Q: What are the main challenges in implementing blockchain for cross-border payments?

A: While blockchain offers significant advantages, challenges remain. These include regulatory uncertainty, scalability limitations of some blockchain networks (ability to handle a high volume of transactions), the need for interoperability between different blockchain platforms, and the potential for security vulnerabilities if not properly implemented. Furthermore, the lack of widespread adoption and understanding of blockchain technology among businesses and consumers can also hinder its wider implementation in cross-border payments.

Q: How does blockchain ensure the security of cross-border payments compared to traditional systems?

A: Blockchain utilizes cryptography to secure transactions, making them virtually tamper-proof. The decentralized nature of the system means there's no single point of failure, reducing vulnerability to hacking or system failures. Traditional systems, on the other hand, rely on centralized intermediaries, which can be vulnerable to security breaches. The immutable nature of the blockchain also provides a transparent and auditable record of every transaction, making it easier to detect and prevent fraud.

Q: What are some examples of blockchain platforms used for cross-border payments?

A: Several platforms are exploring blockchain applications in cross-border payments, although widespread mainstream adoption is still developing. These include Ripple, Stellar, and various private permissioned blockchains developed by financial institutions for internal use. Many projects are still in the experimental or pilot phase.

Q: How will regulations affect the adoption of blockchain in cross-border payments?

A: Regulatory clarity is crucial for the wider adoption of blockchain in cross-border payments. Governments and regulatory bodies worldwide are still developing frameworks for regulating cryptocurrencies and blockchain technology. Uncertainty around regulations can discourage businesses from investing in and implementing blockchain solutions. Clear and consistent regulatory frameworks will be essential for fostering innovation and promoting the safe and responsible use of blockchain in the financial sector.

Q: What is the future of blockchain in cross-border payments?

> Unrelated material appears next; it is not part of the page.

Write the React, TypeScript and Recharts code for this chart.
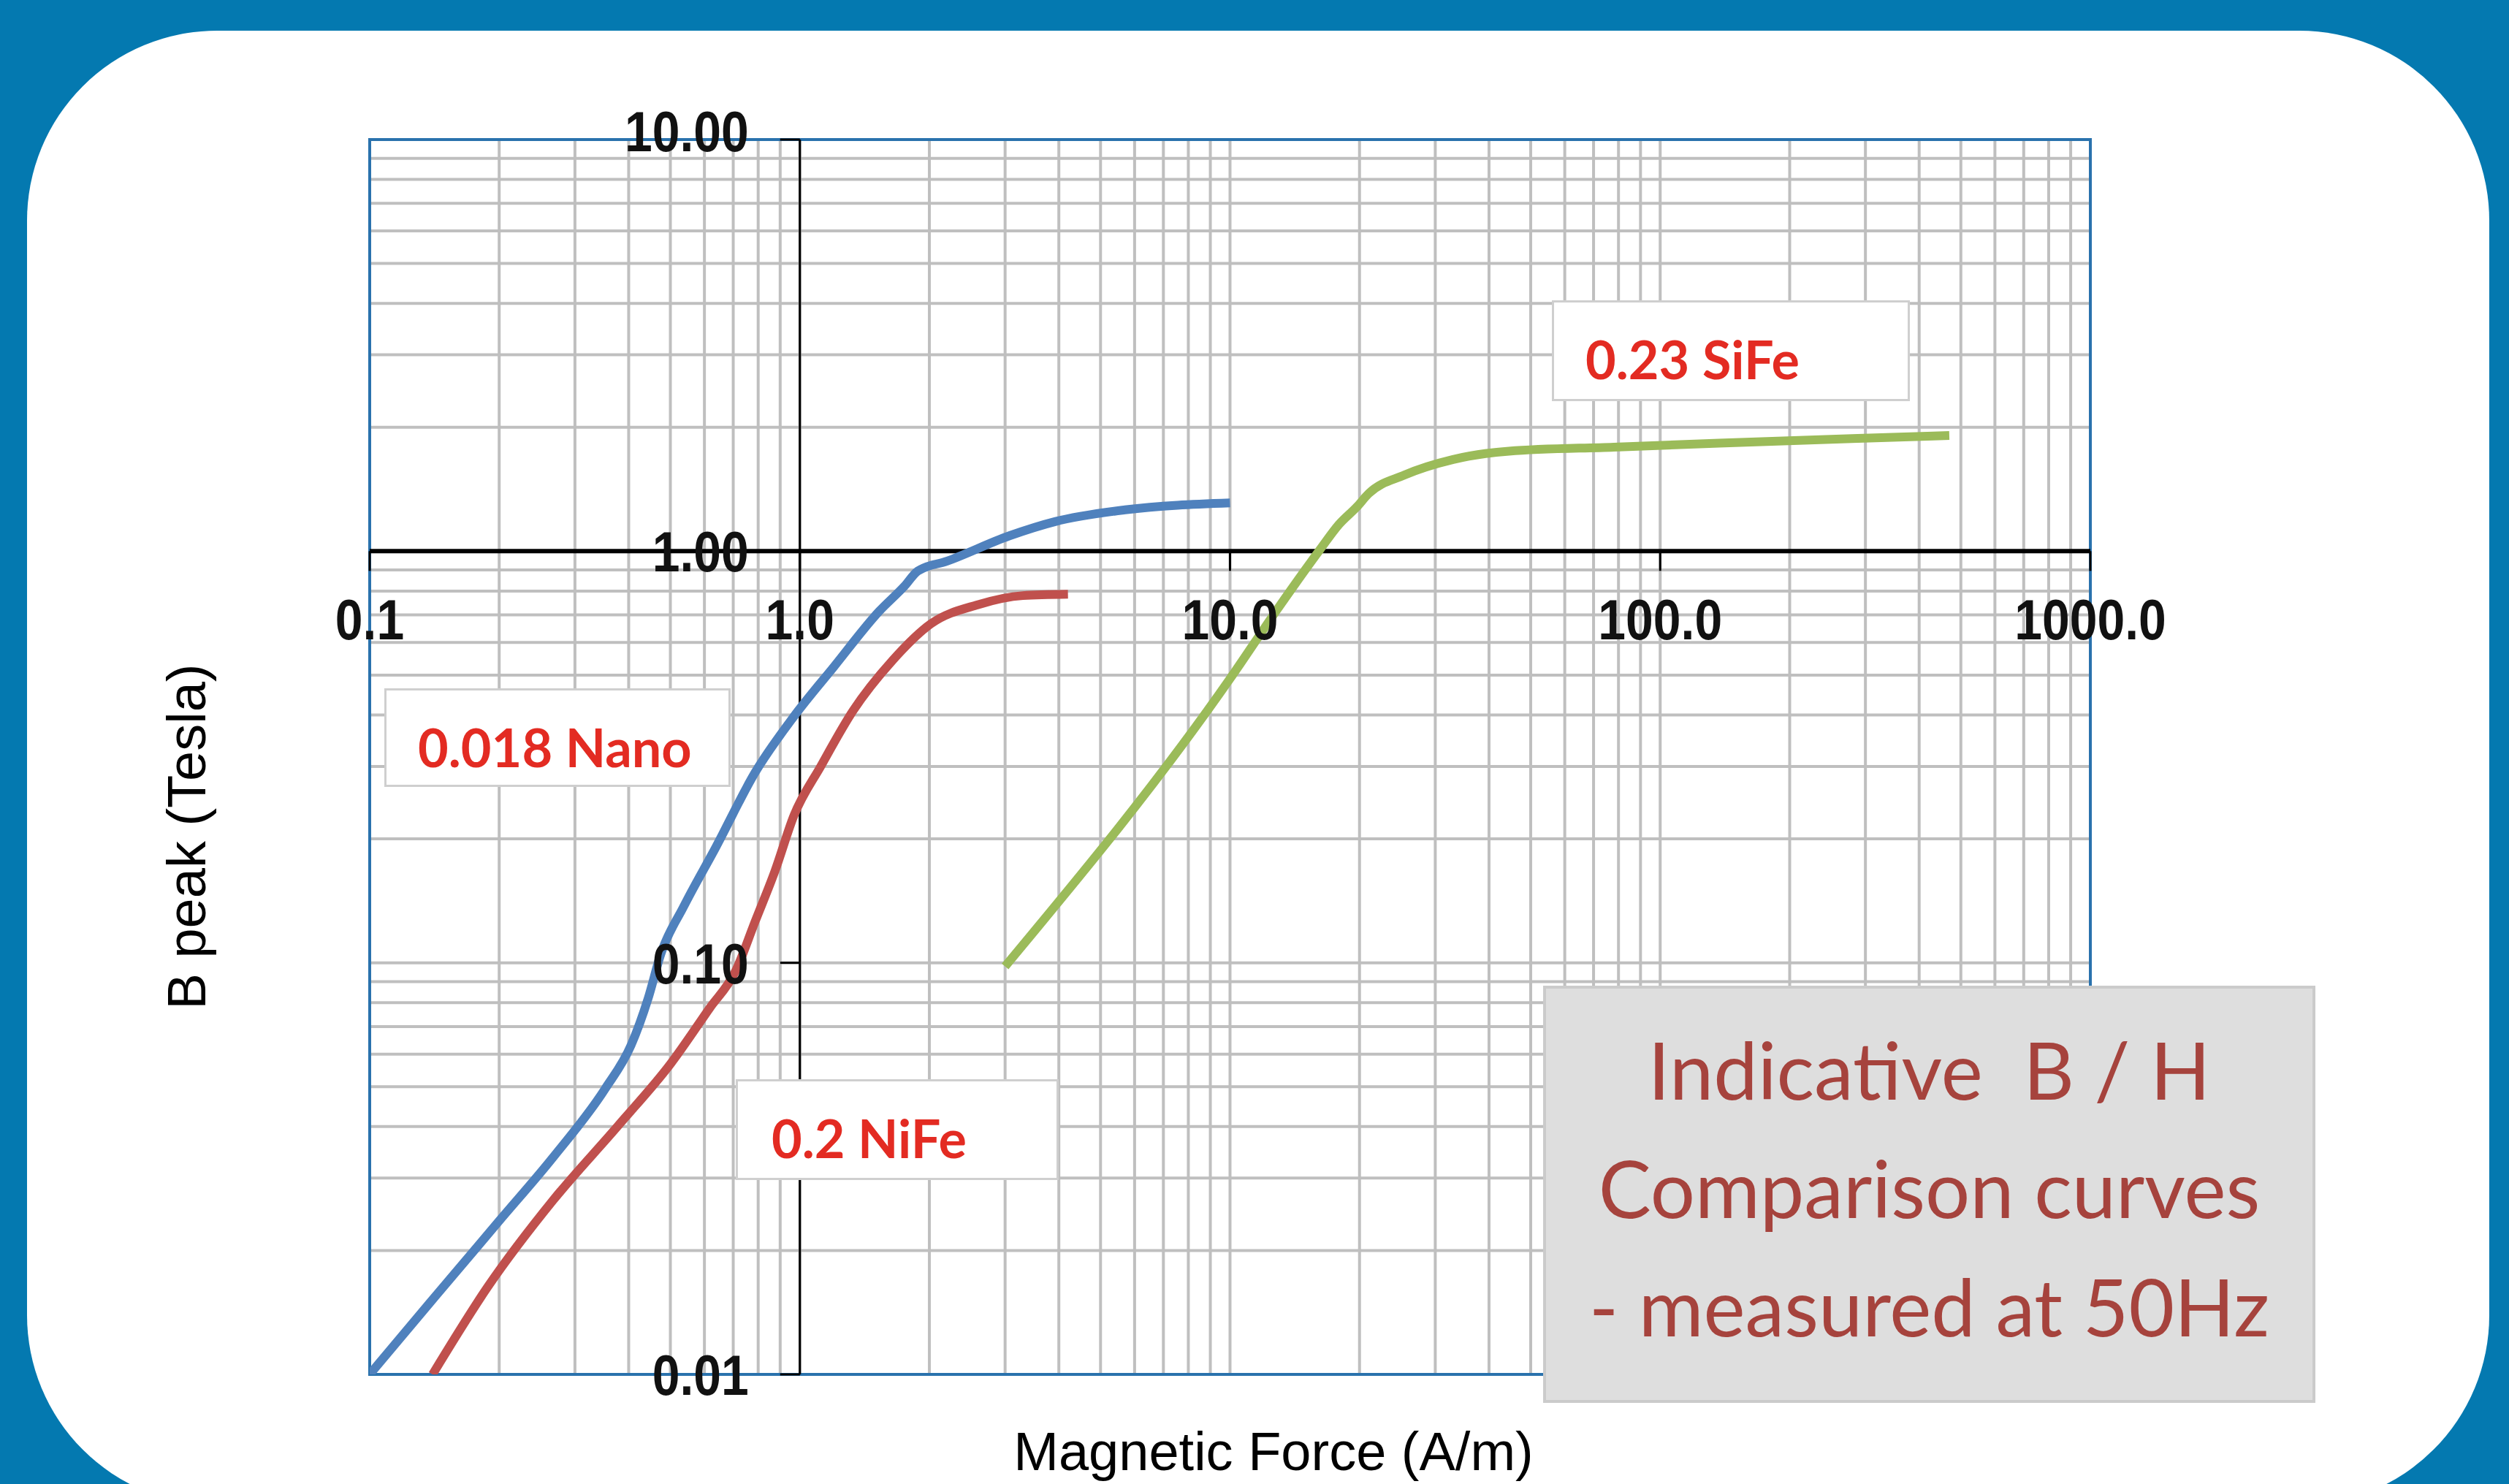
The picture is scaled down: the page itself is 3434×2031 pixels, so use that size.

A: The future of blockchain in cross-border payments is promising. As technology matures and regulatory frameworks develop, we can expect to see wider adoption of blockchain solutions. This will lead to faster, cheaper, more transparent, and more secure cross-border payments, benefiting both businesses and consumers. However, the pace of adoption will depend on several factors, including technological advancements, regulatory developments, and the level of market acceptance.